И вот, отделившись от угасающего тела, почти не замечая боли, ставшей его неразлучной спутницей, я свободно парю над невообразимо прекрасным морем, несущим мои живые останки на юг к острову Капри. Свет застывшего в точке зенита солнца играет на воде, рассекаемой носом нашего корабля; белая пена с шипением разбегается по верхушкам волн. Я пока отложу письмо в надежде, что силы хоть отчасти вернутся ко мне. Этим вечером мы остановимся в Путеолах, а завтра прибудем на Капри, где я приму участие в церемонии, которая может оказаться последней в моей жизни.
Мы стоим на рейде. Солнце только–только перевалило зенит, и вечерний туман еще не успел спрятать от взгляда морского путешественника береговую линию. Я сижу за столом и занимаю свой досуг написанием этого письма. Мне кажется, что Филипп, продолжающий внимательно следить за мной со своего наблюдательного пункта на носу корабля, начал подозревать, что состояние моего здоровья резко ухудшилось, и на его молодом лице появилось выражение тревоги и озабоченности. Он время от времени с беспокойством поглядывает на меня своими карими глазами из–под прямых и тонких, словно у женщины, бровей.

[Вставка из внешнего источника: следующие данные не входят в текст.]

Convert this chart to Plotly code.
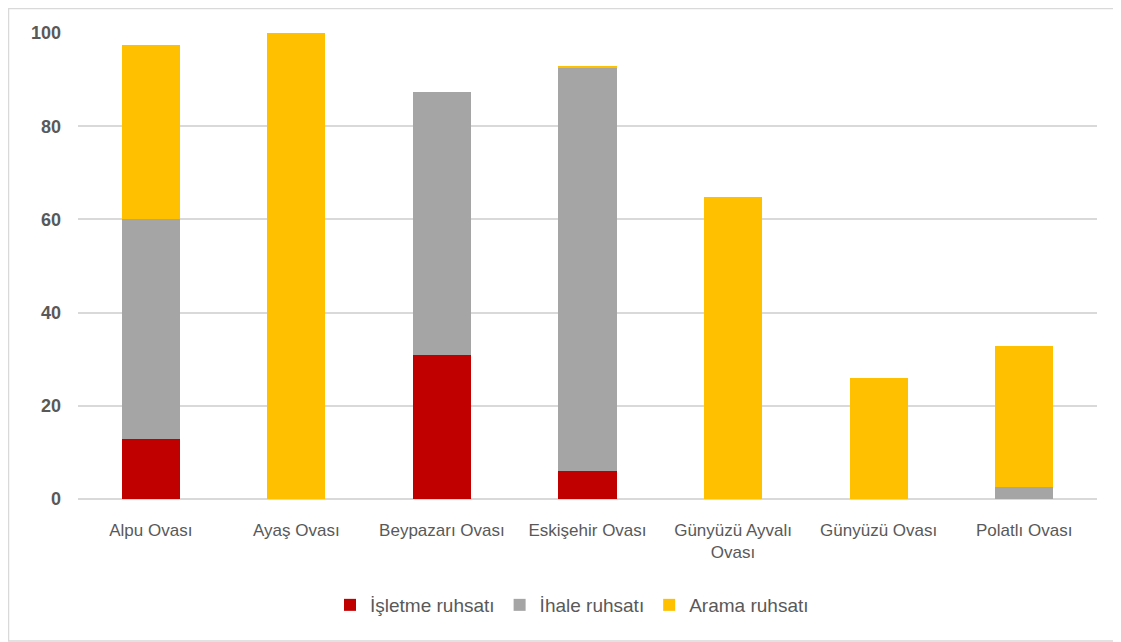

Я не знаю, как долго мне еще удастся скрывать от него мое состояние.
Мы бросили якорь в небольшой бухте чуть севернее Путеол; дальше к северу лежит Неаполис, где находится прорытый Марком Агриппой канал, соединивший море с Лукринским озером, где римский флот мог проводить маневры, не опасаясь капризов погоды и нападения пиратского флота Секста Помпея. Одно время в этой удаленной от моря гавани проводились учения, в которых одновременно принимало участие до двухсот кораблей, что позволило им в дальнейшем разгромить Секста Помпея и спасти от голодной гибели Рим. Но за годы мира канал, брошенный на произвол судьбы, постепенно зарос илом и, как я понимаю, теперь превратился в устричную банку, чтобы римская знать могла еще больше наслаждаться прелестями своей новой жизни. С того места, где мы стоим, мне ничего этого не видно, чему я не могу не радоваться.